Exercise goal>
Only the lines from the line containing "Clone this chart in D3.js." to the line containing "const plotLeft = 67, plotRight", with both of those lines, are to be repeated exactly. Leave the images out.

##### Supplied data

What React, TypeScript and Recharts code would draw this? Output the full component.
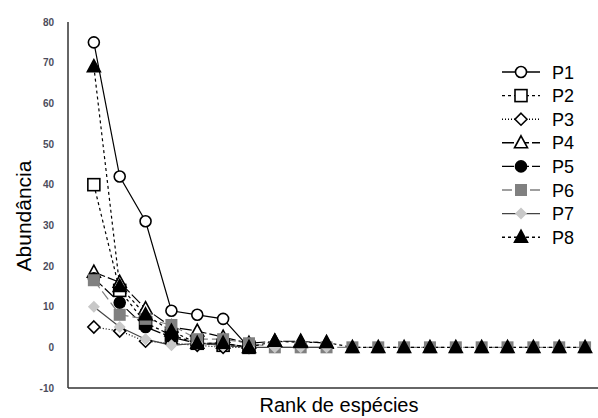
import { LineChart, Line, XAxis, YAxis } from "recharts";

const ranks = [1, 2, 3, 4, 5, 6, 7, 8, 9, 10, 11, 12, 13, 14, 15, 16, 17, 18, 19, 20];
const p1 = [75, 42, 31, 9, 8, 7, 0];
const p2 = [40, 14, 6, 3, 1, 0.5, 0];
const p3 = [5, 4, 1.5, 1, 0.5, 0, 0];
const p4 = [18.5, 16, 9.5, 5, 4, 2.5, 1, 1.5, 1.5, 1];
const p5 = [17, 11, 5, 2.5, 1, 1, 0];
const p6 = [16.5, 8, 7, 5.5, 2, 2, 1, 0, 0, 0, 0, 0, 0, 0, 0, 0, 0, 0, 0, 0];
const p7 = [10, 5, 2, 0.5, 1, 0.5, 0, 0, 0, 0];
const p8 = [69, 15, 8, 4, 1, 1, 0, 1.5, 1.2, 1.2, 0, 0, 0, 0, 0, 0, 0, 0, 0, 0];
const yTicks = [-10, 0, 10, 20, 30, 40, 50, 60, 70, 80];

const data = ranks.map((r, i) => ({
  rank: r,
  p1: p1[i], p2: p2[i], p3: p3[i], p4: p4[i],
  p5: p5[i], p6: p6[i], p7: p7[i], p8: p8[i],
}));

const font = "Liberation Sans, Arial, sans-serif";

type Shape = "circle" | "square" | "diamond" | "triangle";

interface SeriesDef {
  key: string;
  name: string;
  shape: Shape;
  fill: string;
  stroke: string;
  line: string;
  dash?: string;
}

const series: SeriesDef[] = [
  { key: "p1", name: "P1", shape: "circle", fill: "#fff", stroke: "#000", line: "#000" },
  { key: "p2", name: "P2", shape: "square", fill: "#fff", stroke: "#000", line: "#000", dash: "3 3" },
  { key: "p3", name: "P3", shape: "diamond", fill: "#fff", stroke: "#000", line: "#000", dash: "1 2" },
  { key: "p4", name: "P4", shape: "triangle", fill: "#fff", stroke: "#000", line: "#000", dash: "12 3" },
  { key: "p5", name: "P5", shape: "circle", fill: "#000", stroke: "#000", line: "#000", dash: "12 3" },
  { key: "p6", name: "P6", shape: "square", fill: "#808080", stroke: "none", line: "#808080", dash: "10 4" },
  { key: "p7", name: "P7", shape: "diamond", fill: "#c8c8c8", stroke: "none", line: "#444" },
  { key: "p8", name: "P8", shape: "triangle", fill: "#000", stroke: "#000", line: "#000", dash: "3 3" },
];

function marker(s: SeriesDef, cx: number, cy: number, key?: string) {
  const sw = s.stroke === "none" ? 0 : 1.6;
  if (s.shape === "circle") {
    return <circle key={key} cx={cx} cy={cy} r={5.5} fill={s.fill} stroke={s.stroke} strokeWidth={sw} />;
  }
  if (s.shape === "square") {
    return <rect key={key} x={cx - 6} y={cy - 6} width={12} height={12} fill={s.fill} stroke={s.stroke} strokeWidth={sw} />;
  }
  if (s.shape === "diamond") {
    const d = 6;
    return (
      <polygon key={key} points={`${cx},${cy - d} ${cx + d},${cy} ${cx},${cy + d} ${cx - d},${cy}`}
        fill={s.fill} stroke={s.stroke} strokeWidth={sw} />
    );
  }
  return (
    <polygon key={key} points={`${cx},${cy - 7} ${cx + 6.5},${cy + 5} ${cx - 6.5},${cy + 5}`}
      fill={s.fill} stroke={s.stroke} strokeWidth={sw} />
  );
}

function dotFor(s: SeriesDef) {
  return (props: any) => {
    const { cx, cy, index } = props;
    const k = `${s.key}-${index}`;
    if (cx == null || cy == null || Number.isNaN(cy)) return <g key={k} />;
    return marker(s, cx, cy, k);
  };
}

function LegendBox() {
  return (
    <svg width={100} height={190}>
      {series.map((s, i) => {
        const y = 10 + i * 23.6;
        return (
          <g key={s.key}>
            <line x1={2} x2={40} y1={y} y2={y} stroke={s.line} strokeWidth={1.4} strokeDasharray={s.dash} />
            {marker(s, 21, y)}
            <text x={52} y={y + 6.5} fontSize={18} fontFamily={font} fill="#000">
              {s.name}
            </text>
          </g>
        );
      })}
    </svg>
  );
}

export default function App() {
  return (
    <div style={{ position: "absolute", left: 0, top: 0, width: 598, height: 418, background: "#fff" }}>
      <LineChart width={598} height={418} data={data} margin={{ top: 22, right: 0, bottom: 0, left: 8 }}>
        <XAxis
          dataKey="rank"
          type="number"
          domain={[0, 20.5]}
          tick={false}
          tickLine={false}
          height={30}
          axisLine={{ stroke: "#333", strokeWidth: 1.5 }}
          label={{
            content: () => (
              <text x={339} y={412} textAnchor="middle" fontSize={20} fontFamily={font} fill="#000">
                Rank de espécies
              </text>
            ),
          }}
        />
        <YAxis
          type="number"
          domain={[-10, 80]}
          ticks={yTicks}
          width={60}
          tickLine={false}
          tickMargin={8}
          axisLine={{ stroke: "#333", strokeWidth: 1.5 }}
          tick={{ fontSize: 10, fontWeight: "bold", fill: "#4c4c5c", fontFamily: font }}
          label={{
            content: () => (
              <text x={31} y={216} transform="rotate(-90 31 216)" textAnchor="middle" fontSize={21}
                fontFamily={font} fill="#000">
                Abundância
              </text>
            ),
          }}
        />
        {series.map((s) => (
          <Line
            key={s.key}
            dataKey={s.key}
            name={s.name}
            stroke={s.line}
            strokeWidth={1.2}
            strokeDasharray={s.dash}
            dot={dotFor(s)}
            activeDot={false}
            isAnimationActive={false}
          />
        ))}
      </LineChart>
      <div style={{ position: "absolute", left: 500, top: 62 }}>
        <LegendBox />
      </div>
    </div>
  );
}
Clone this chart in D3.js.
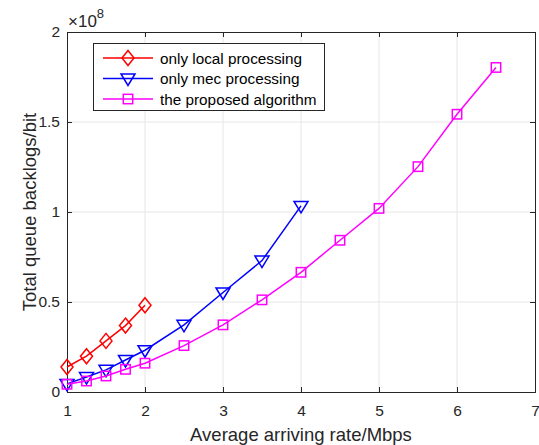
<!DOCTYPE html>
<html>
<head>
<meta charset="utf-8">
<script src="https://cdn.jsdelivr.net/npm/d3@7"></script>
<style>
  html, body { margin: 0; padding: 0; background: #fff; }
  svg { display: block; font-family: "Liberation Sans", Arial, Helvetica, sans-serif; }
</style>
</head>
<body>
<svg id="chart" width="539" height="445"></svg>
<script>
// Arrival rates (Mbps) for each scheme
const xLocal = [1, 1.25, 1.5, 1.75, 2];
const xMec = [1, 1.25, 1.5, 1.75, 2, 2.5, 3, 3.5, 4];
const xProposed = [1, 1.25, 1.5, 1.75, 2, 2.5, 3, 3.5, 4, 4.5, 5, 5.5, 6, 6.5];

// Total queue backlogs (units of 1e8 bit)
const yLocal = [0.139, 0.199, 0.284, 0.369, 0.482];
const yMec = [0.045, 0.083, 0.123, 0.178, 0.232, 0.373, 0.553, 0.730, 1.034];
const yProposed = [0.043, 0.061, 0.089, 0.126, 0.160, 0.258, 0.373, 0.512, 0.665, 0.843, 1.020, 1.252, 1.543, 1.803];

const seriesNames = ["only local processing", "only mec processing", "the proposed algorithm"];
const xTicks = [1, 2, 3, 4, 5, 6, 7];
const yTicks = [0, 0.5, 1, 1.5, 2];
const yTickLabels = ["0", "0.5", "1", "1.5", "2"];

const colors = ["#ff0000", "#0000ff", "#ff00ff"];
const markers = ["diamond", "triangle", "square"];

const svg = d3.select("#chart");
const plotLeft = 67, plotRight = 535, plotTop = 32, plotBottom = 392;

const x = d3.scaleLinear().domain([1, 7]).range([plotLeft, plotRight]);
const y = d3.scaleLinear().domain([0, 2]).range([plotBottom, plotTop]);

const axisColor = "#262626";
const gridColor = "#e6e6e6";

// grid
const grid = svg.append("g");
grid.selectAll("line.gx").data(xTicks.slice(1, -1)).join("line")
  .attr("x1", d => x(d)).attr("x2", d => x(d))
  .attr("y1", plotTop).attr("y2", plotBottom)
  .attr("stroke", gridColor).attr("stroke-width", 1);
grid.selectAll("line.gy").data(yTicks.slice(1, -1)).join("line")
  .attr("x1", plotLeft).attr("x2", plotRight)
  .attr("y1", d => y(d)).attr("y2", d => y(d))
  .attr("stroke", gridColor).attr("stroke-width", 1);

// axes (ticks inside, box on all sides)
const tickLen = 5;
const fontSize = 15.5;

const xAxis = d3.axisBottom(x).tickValues(xTicks).tickSize(-tickLen).tickPadding(13).tickFormat(d3.format("d"));
const gx = svg.append("g").attr("transform", `translate(0,${plotBottom})`).call(xAxis);
const xAxisTop = d3.axisTop(x).tickValues(xTicks).tickSize(-tickLen).tickFormat("");
const gxt = svg.append("g").attr("transform", `translate(0,${plotTop})`).call(xAxisTop);

const yAxis = d3.axisLeft(y).tickValues(yTicks).tickSize(-tickLen).tickPadding(7)
  .tickFormat((d, i) => yTickLabels[i]);
const gy = svg.append("g").attr("transform", `translate(${plotLeft},0)`).call(yAxis);
const yAxisRight = d3.axisRight(y).tickValues(yTicks).tickSize(-tickLen).tickFormat("");
const gyr = svg.append("g").attr("transform", `translate(${plotRight},0)`).call(yAxisRight);

[gx, gxt, gy, gyr].forEach(g => {
  g.selectAll("path.domain").attr("stroke", axisColor).attr("stroke-width", 1);
  g.selectAll(".tick line").attr("stroke", axisColor).attr("stroke-width", 1);
  g.selectAll(".tick text").attr("fill", axisColor).style("font-size", fontSize + "px")
    .style("font-family", "'Liberation Sans', Arial, sans-serif");
});

// exponent label
const expo = svg.append("text").attr("x", plotLeft + 1).attr("y", 27)
  .attr("fill", axisColor).style("font-size", "17px");
expo.append("tspan").text("\u00d710");
expo.append("tspan").attr("dy", -9).style("font-size", "13px").text("8");

// axis titles
svg.append("text").attr("x", (plotLeft + plotRight) / 2).attr("y", 441)
  .attr("text-anchor", "middle").attr("fill", axisColor).style("font-size", "18.5px")
  .text("Average arriving rate/Mbps");
svg.append("text").attr("transform", `translate(36,${(plotTop + plotBottom) / 2}) rotate(-90)`)
  .attr("text-anchor", "middle").attr("fill", axisColor).style("font-size", "18.5px")
  .text("Total queue backlogs/bit");

// marker drawing
function drawMarker(g, type, cx, cy, color) {
  if (type === "diamond") {
    g.append("path").attr("d", `M${cx},${cy - 7.5}L${cx + 6},${cy}L${cx},${cy + 7.5}L${cx - 6},${cy}Z`)
      .attr("fill", "none").attr("stroke", color).attr("stroke-width", 1.5);
  } else if (type === "triangle") {
    g.append("path").attr("d", `M${cx - 7},${cy - 4.5}L${cx + 7},${cy - 4.5}L${cx},${cy + 7}Z`)
      .attr("fill", "none").attr("stroke", color).attr("stroke-width", 1.5);
  } else {
    g.append("rect").attr("x", cx - 4.7).attr("y", cy - 4.7).attr("width", 9.4).attr("height", 9.4)
      .attr("fill", "none").attr("stroke", color).attr("stroke-width", 1.5);
  }
}

const series = [
  { xs: xLocal, ys: yLocal },
  { xs: xMec, ys: yMec },
  { xs: xProposed, ys: yProposed }
];

const line = d3.line().x(d => x(d[0])).y(d => y(d[1]));
const plot = svg.append("g");
series.forEach((s, i) => {
  const pts = s.xs.map((v, j) => [v, s.ys[j]]);
  const g = plot.append("g");
  g.append("path").attr("d", line(pts)).attr("fill", "none")
    .attr("stroke", colors[i]).attr("stroke-width", 1.5);
  pts.forEach(p => drawMarker(g, markers[i], x(p[0]), y(p[1]), colors[i]));
});

// legend
const lg = svg.append("g");
lg.append("rect").attr("x", 93.5).attr("y", 43.5).attr("width", 231).attr("height", 67)
  .attr("fill", "#fff").attr("stroke", axisColor).attr("stroke-width", 1);
seriesNames.forEach((name, i) => {
  const ry = 58 + i * 20.5;
  lg.append("line").attr("x1", 103).attr("x2", 153).attr("y1", ry).attr("y2", ry)
    .attr("stroke", colors[i]).attr("stroke-width", 1.5);
  drawMarker(lg, markers[i], 128, ry, colors[i]);
  lg.append("text").attr("x", 160).attr("y", ry + 5.5).attr("fill", "#000")
    .style("font-size", "15.3px").text(name);
});
</script>
</body>
</html>
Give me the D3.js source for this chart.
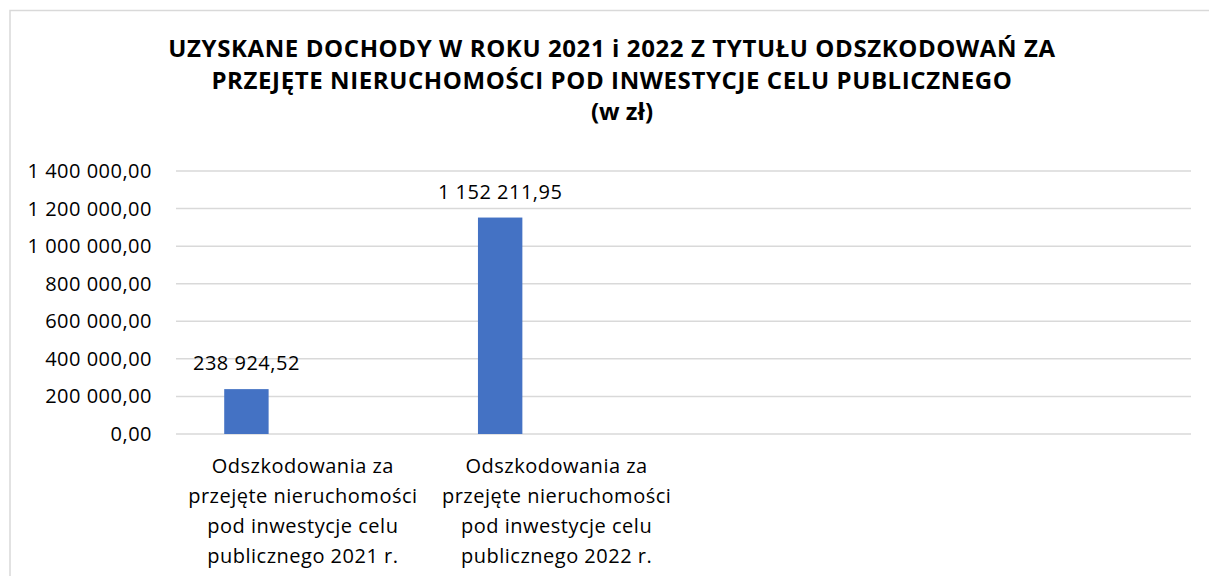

##########

Response for this exercise>
Clone this chart in D3.js.
<!DOCTYPE html>
<html>
<head>
<meta charset="utf-8">
<script src="https://cdn.jsdelivr.net/npm/d3@7"></script>
<style>
  html, body { margin: 0; padding: 0; background: #fff; }
  svg { display: block; font-family: "Liberation Sans", Arial, Helvetica, sans-serif; }
</style>
</head>
<body>
<svg id="chart" width="539" height="445"></svg>
<script>
// Arrival rates (Mbps) for each scheme
const xLocal = [1, 1.25, 1.5, 1.75, 2];
const xMec = [1, 1.25, 1.5, 1.75, 2, 2.5, 3, 3.5, 4];
const xProposed = [1, 1.25, 1.5, 1.75, 2, 2.5, 3, 3.5, 4, 4.5, 5, 5.5, 6, 6.5];

// Total queue backlogs (units of 1e8 bit)
const yLocal = [0.139, 0.199, 0.284, 0.369, 0.482];
const yMec = [0.045, 0.083, 0.123, 0.178, 0.232, 0.373, 0.553, 0.730, 1.034];
const yProposed = [0.043, 0.061, 0.089, 0.126, 0.160, 0.258, 0.373, 0.512, 0.665, 0.843, 1.020, 1.252, 1.543, 1.803];

const seriesNames = ["only local processing", "only mec processing", "the proposed algorithm"];
const xTicks = [1, 2, 3, 4, 5, 6, 7];
const yTicks = [0, 0.5, 1, 1.5, 2];
const yTickLabels = ["0", "0.5", "1", "1.5", "2"];

const colors = ["#ff0000", "#0000ff", "#ff00ff"];
const markers = ["diamond", "triangle", "square"];

const svg = d3.select("#chart");
const plotLeft = 67, plotRight = 535, plotTop = 32, plotBottom = 392;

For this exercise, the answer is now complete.